The Egyptian army have removed the Muslim Brotherhood from power after they consistently attempted to carry out their manifesto.
Legitimate democratic elections in the country, for the first time ever, were expected to lead to a government that the people could be proud of after decades of tyrannical rule under Hosni Mubarak, but the Brotherhood’s unexpected conduct has left a bad taste in the mouth of the ordinary Egyptian.
Mohammed Aziz, a butcher from Maadi, was outraged by their behaviour: “We didn’t expect this at all - politicians are supposed to make empty promises and lie. How could we possibly have foreseen they would actually live up to their name?”
The Muslim Brotherhood have, as they laid out in their manifesto and all public speeches, carried out an intense process of Islamification since coming to power during the Arab Spring, but this method of governance has been incredibly controversial.
Interim president Adly Mansour was critical of the regime saying: “The Egyptian people have been raised on decades of watching democratically elected politicians in the westen world lie, scam, and cheat their way through parliament. This is our time now and we deserve the same as them.”
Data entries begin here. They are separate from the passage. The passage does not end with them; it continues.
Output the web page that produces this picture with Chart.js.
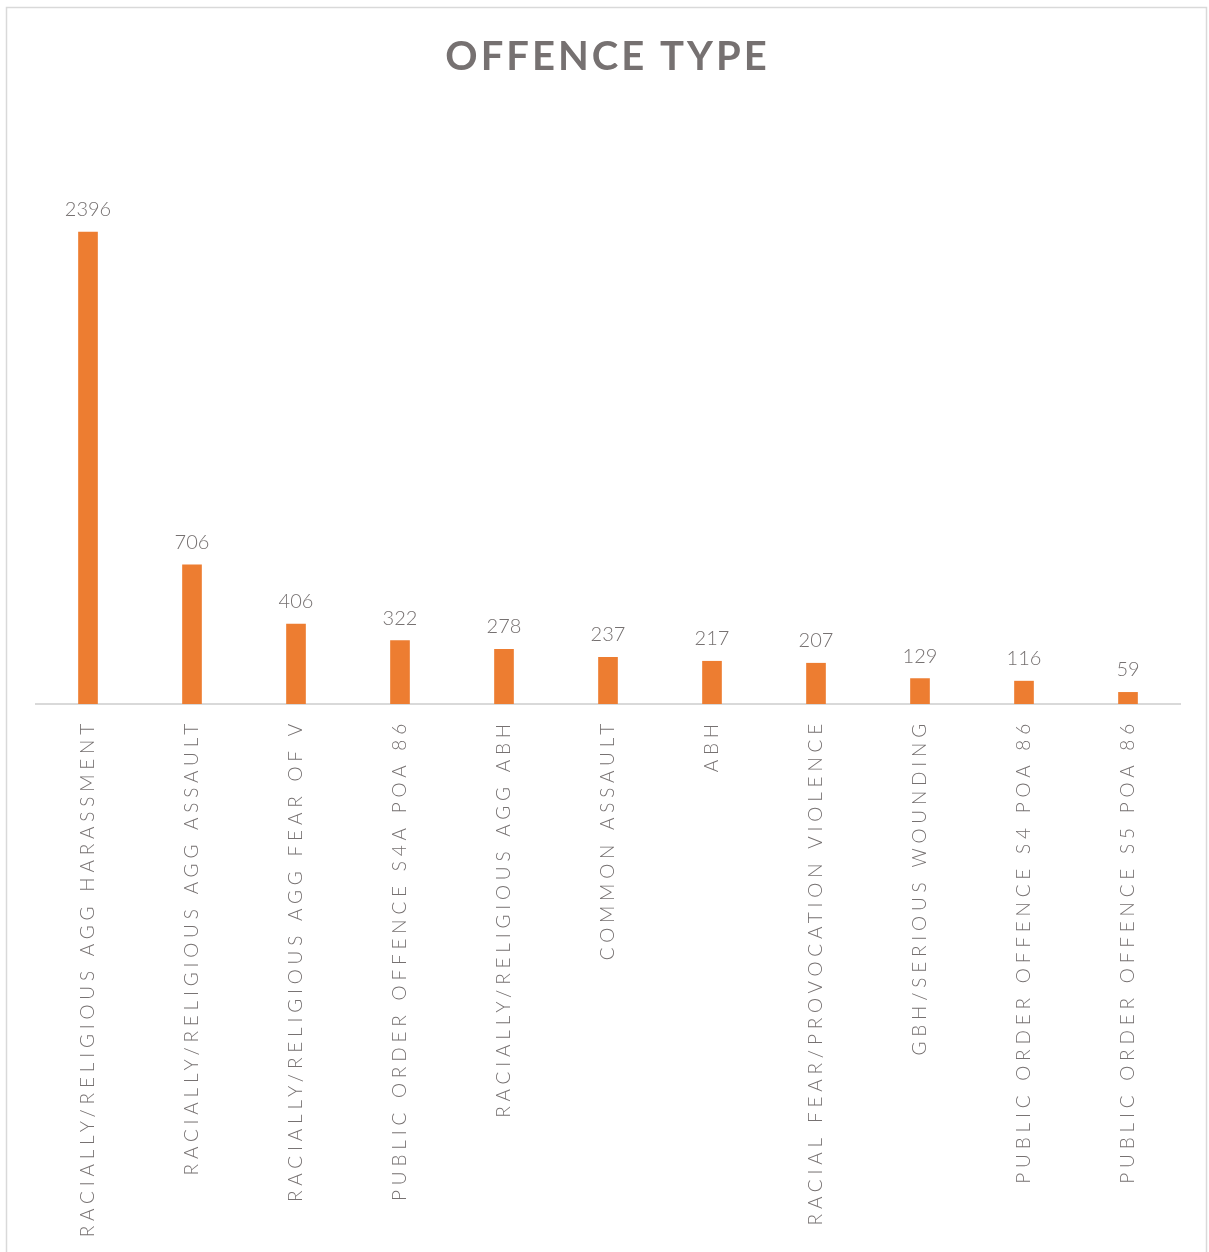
<!DOCTYPE html>
<html>
<head>
<meta charset="utf-8">
<script src="https://cdn.jsdelivr.net/npm/chart.js@4.4.0/dist/chart.umd.min.js"></script>
<style>
  html, body { margin: 0; padding: 0; background: #fff; }
  #wrap { position: relative; width: 1209px; height: 1252px; }
</style>
</head>
<body>
<div id="wrap"><canvas id="offencechart"></canvas></div>
<script>
const offenceTypes = [
  'RACIALLY/RELIGIOUS AGG HARASSMENT',
  'RACIALLY/RELIGIOUS AGG ASSAULT',
  'RACIALLY/RELIGIOUS AGG FEAR OF V',
  'PUBLIC ORDER OFFENCE S4A POA 86',
  'RACIALLY/RELIGIOUS AGG ABH',
  'COMMON ASSAULT',
  'ABH',
  'RACIAL FEAR/PROVOCATION VIOLENCE',
  'GBH/SERIOUS WOUNDING',
  'PUBLIC ORDER OFFENCE S4 POA 86',
  'PUBLIC ORDER OFFENCE S5 POA 86'
];
const offenceCounts = [2396, 706, 406, 322, 278, 237, 217, 207, 129, 116, 59];
const chartTitle = 'OFFENCE TYPE';

const textGrey = '#767171';
const fontFamily = 'Lato, "Open Sans", sans-serif';
const tickSpacing = '4.8px';

// spaced-out lettering for the category labels, plus frame, title and value labels
const decor = {
  id: 'decor',
  beforeLayout(chart) {
    chart.ctx.letterSpacing = tickSpacing;
  },
  beforeDraw(chart) {
    const ctx = chart.ctx;
    ctx.save();
    ctx.strokeStyle = '#d9d9d9';
    ctx.lineWidth = 1.5;
    ctx.strokeRect(6.5, 7.5, 1200, 1300);
    ctx.restore();
    ctx.letterSpacing = tickSpacing;
  },
  afterDatasetsDraw(chart) {
    const ctx = chart.ctx;
    const meta = chart.getDatasetMeta(0);
    ctx.save();
    ctx.letterSpacing = '0px';
    ctx.font = '300 20px ' + fontFamily;
    ctx.fillStyle = textGrey;
    ctx.textAlign = 'center';
    ctx.textBaseline = 'alphabetic';
    meta.data.forEach((bar, i) => {
      ctx.fillText(String(offenceCounts[i]), bar.x, bar.y - 16);
    });
    ctx.restore();
  },
  afterDraw(chart) {
    const ctx = chart.ctx;
    ctx.save();
    ctx.letterSpacing = '3px';
    ctx.font = 'bold 40px ' + fontFamily;
    ctx.fillStyle = textGrey;
    ctx.textAlign = 'center';
    ctx.textBaseline = 'alphabetic';
    ctx.fillText(chartTitle, 606 + 1.5, 70);
    ctx.restore();
  }
};

new Chart(document.getElementById('offencechart'), {
  type: 'bar',
  data: {
    labels: offenceTypes,
    datasets: [{
      data: offenceCounts,
      backgroundColor: '#ED7D31',
      barThickness: 19
    }]
  },
  options: {
    responsive: true,
    maintainAspectRatio: false,
    animation: false,
    layout: { padding: { top: 113, left: 36, right: 29, bottom: 0 } },
    plugins: {
      legend: { display: false },
      title: { display: false },
      tooltip: { enabled: false }
    },
    scales: {
      x: {
        grid: { display: false },
        border: { display: true, color: '#d9d9d9', width: 2 },
        ticks: {
          color: textGrey,
          font: { family: fontFamily, size: 19, weight: 300 },
          minRotation: 90,
          maxRotation: 90,
          autoSkip: false,
          padding: 7
        },
        afterFit(scale) { scale.height = 548; }
      },
      y: {
        display: false,
        min: 0,
        max: 3000
      }
    }
  },
  plugins: [decor]
});
</script>
</body>
</html>
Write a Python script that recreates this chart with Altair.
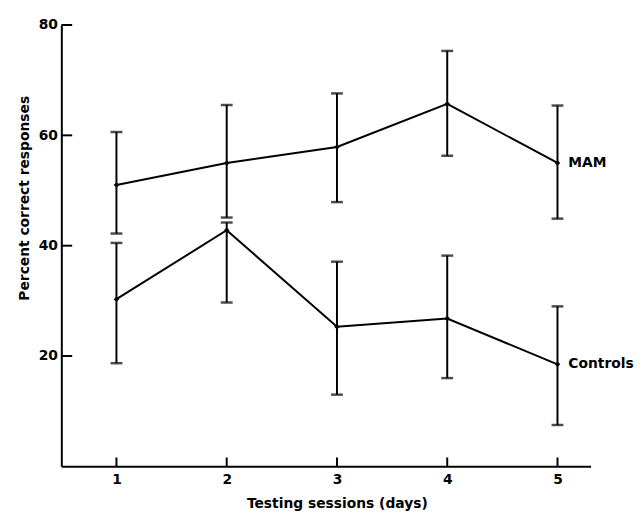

“When we went to the polls and saw the name ‘Muslim Brotherhood’, with their promises to reinforce Islamic traditions and ceremony, we thought we’d be getting a liberal, atheist government who would not care one iota for religion. That’s what would have happened in the UK; I mean look at the Liberal Democrats - there can’t be a much less liberal and much less democratically elected party in power in the whole of Europe!”
Thousands of protestors gathered in Tahrir Square, furious that they were allowed to do so. “Where is the rash policing, tear gas, and kettling,” complained one exasperated market trader, “do they even understand politics?”
It is not yet known how the army and President Mansour plan to fix the problems currently rife in Egyptian politics. Privately they are admitting it could take several more elections, uprisings, and coups before the army get their man into power legitimately.